General News

Brent moves higher as oil traders shift focus to supply concerns

August 7, 2024

The front-month ICE Brent contract moved $0.52/bbl higher on the day, to trade at $76.85/bbl at 09.00 GMT.

PHOTO: Silhouette of oil pumps. Getty Images


Upward pressure:

Brent’s price moved higher due to the resurgence of supply concerns in the oil-rich Middle Eastern region.

Chances of a retaliatory strike by Iran or its regional proxies on Israel, following the assassination of a senior commander of the Hamas armed group has kept oil market analysts and traders on the hook.

“Any spike in Middle Eastern tensions could drastically heighten the risk of supply disruptions, effectively leaving oil traders feeling as though they’re perched precariously on a barrel of dynamite,” SPI Asset Management’s managing partner Stephen Innes said.

Brent found further support as the global oil market “showed signs of tightening, adding momentum to the rally,” Innes added. This comes from a significant drawdown in oil production in Libya. The country's National Oil Corporation announced on Tuesday that it will gradually reduce production from its El Sharara oil field, according to a Reuters report.

The El Sharara oil field has a production capacity of 300,000 b/d, while output from the field has plunged to about 200,000 b/d, according to reports. “Production at Libya’s Sharara oilfield has been reduced due to protests, further exacerbating supply worries,” analysts from Saxo Bank noted.

Downward pressure:

Some downward pressures acting on Brent stem from an unexpected rise in US crude stocks. Crude oil inventories in the US moved 180,000 bbls higher in the week that ended 2 August, according to the American Petroleum Institute (API) estimates.
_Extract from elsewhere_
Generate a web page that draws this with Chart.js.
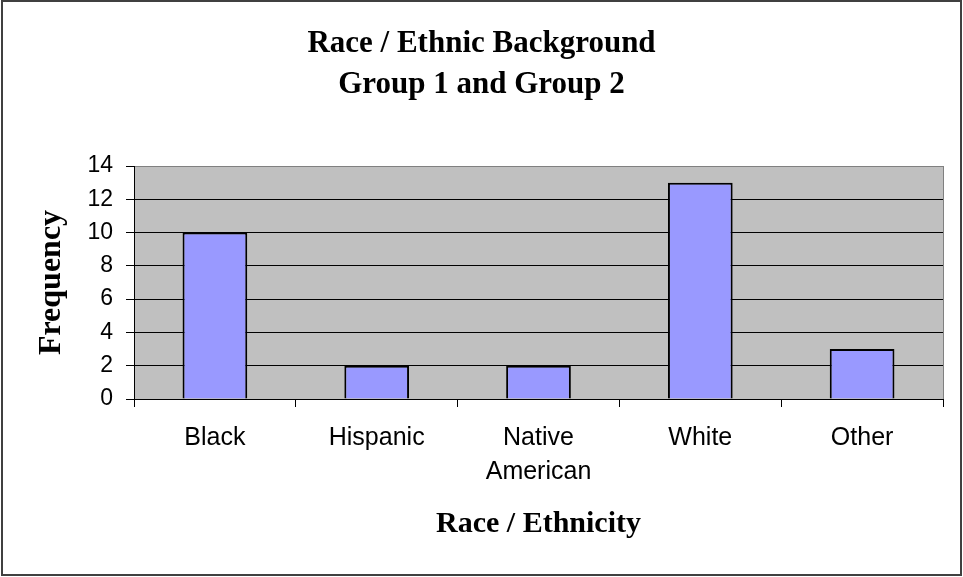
<!DOCTYPE html>
<html>
<head>
<meta charset="utf-8">
<script src="https://cdn.jsdelivr.net/npm/chart.js@4.4.1/dist/chart.umd.min.js"></script>
<style>
html,body{margin:0;padding:0;background:#fff;}
#wrap{position:relative;width:963px;height:577px;}
</style>
</head>
<body>
<div id="wrap"><canvas id="c" width="963" height="577"></canvas></div>
<script>
const categories = ["Black", "Hispanic", ["Native", "American"], "White", "Other"];
const frequency = [10, 2, 2, 13, 3];
const yTicks = [0, 2, 4, 6, 8, 10, 12, 14];
const chartTitle = ["Race / Ethnic Background", "Group 1 and Group 2"];
const xTitle = "Race / Ethnicity";
const yTitle = "Frequency";

const frame = {
  id: 'frame',
  beforeDraw(chart) {
    const {ctx, chartArea: a} = chart;
    ctx.save();
    ctx.fillStyle = '#fff';
    ctx.fillRect(0, 0, chart.width, chart.height);
    ctx.fillStyle = '#C0C0C0';
    ctx.fillRect(a.left, a.top, a.right - a.left, a.bottom - a.top);
    ctx.restore();
  },
  afterDraw(chart) {
    const {ctx, chartArea: a} = chart;
    ctx.save();
    ctx.strokeStyle = '#808080';
    ctx.lineWidth = 1;
    ctx.beginPath();
    ctx.moveTo(Math.round(a.right) + 0.5, a.top);
    ctx.lineTo(Math.round(a.right) + 0.5, a.bottom);
    ctx.stroke();
    ctx.strokeStyle = '#404040';
    ctx.lineWidth = 2;
    ctx.strokeRect(2, 1, 959, 574);
    ctx.restore();
  }
};

new Chart(document.getElementById('c'), {
  type: 'bar',
  data: {
    labels: categories,
    datasets: [{
      data: frequency,
      backgroundColor: '#9999FF',
      borderColor: '#000',
      borderWidth: 2,
      barPercentage: 0.4,
      categoryPercentage: 1.0
    }]
  },
  options: {
    responsive: false,
    animation: false,
    devicePixelRatio: 1,
    layout: {padding: {left: 0, right: 0, top: 0, bottom: 0}},
    plugins: {
      legend: {display: false},
      tooltip: {enabled: false},
      title: {
        display: true,
        text: chartTitle,
        color: '#000',
        font: {family: '"Liberation Serif", "Times New Roman", serif', size: 31, weight: 'bold', lineHeight: 41/31},
        padding: {top: 23.5, bottom: 60.5}
      }
    },
    scales: {
      x: {
        offset: true,
        grid: {display: true, drawOnChartArea: false, drawTicks: true, tickLength: 8, tickColor: '#000', offset: true},
        border: {display: true, color: '#000', width: 1},
        ticks: {
          color: '#000',
          font: {family: '"Liberation Sans", Arial, sans-serif', size: 25, lineHeight: 34/25},
          padding: 14,
          maxRotation: 0,
          autoSkip: false
        },
        title: {
          display: true,
          text: xTitle,
          color: '#000',
          font: {family: '"Liberation Serif", "Times New Roman", serif', size: 30, weight: 'bold'},
          padding: {top: 0, bottom: 35}
        },
        afterFit(scale) { scale.height = 178; }
      },
      y: {
        min: 0,
        max: 14,
        afterBuildTicks(scale) { scale.ticks = yTicks.map(v => ({value: v})); },
        grid: {
          color: ctx => (ctx.tick && ctx.tick.value === 14) ? '#808080' : '#000',
          lineWidth: 1,
          drawTicks: true,
          tickLength: 8,
          tickColor: '#000'
        },
        border: {display: true, color: '#000', width: 1},
        ticks: {
          color: '#000',
          font: {family: '"Liberation Sans", Arial, sans-serif', size: 23},
          padding: 13
        },
        title: {
          display: true,
          text: yTitle,
          color: '#000',
          font: {family: '"Liberation Serif", "Times New Roman", serif', size: 32, weight: 'bold'},
          padding: {top: 33, bottom: 0}
        },
        afterFit(scale) { scale.width = 134; }
      },
      yRight: {
        position: 'right',
        display: true,
        min: 0,
        max: 14,
        grid: {display: false, drawOnChartArea: false},
        border: {display: false},
        ticks: {display: false},
        afterFit(scale) { scale.width = 20; }
      }
    }
  },
  plugins: [frame]
});
</script>
</body>
</html>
A rise in US crude stocks can dampen oil demand growth and put downward pressure on oil prices.

The US Energy Information Administration (EIA) projected global oil demand to increase by 1.1 million b/d to reach 102.9 million b/d in 2024, unchanged from its previous estimate. It also sees demand growth of 1.6 million b/d to 104.5 million b/d in 2025, down by 200,000 b/d from its July forecast.

The reduction in oil demand growth forecast for 2025 stems from an apparent economic slowdown in China, the EIA said. “Most of the reduction in our oil consumption forecast is in China, where we expect slowing economic growth will continue to reduce diesel consumption.”

“The [oil] market was reminded of the uncertain economic backdrop,” after the EIA released its monthly oil supply-demand estimates, ANZ Bank’s senior commodity strategist Daniel Hynes said.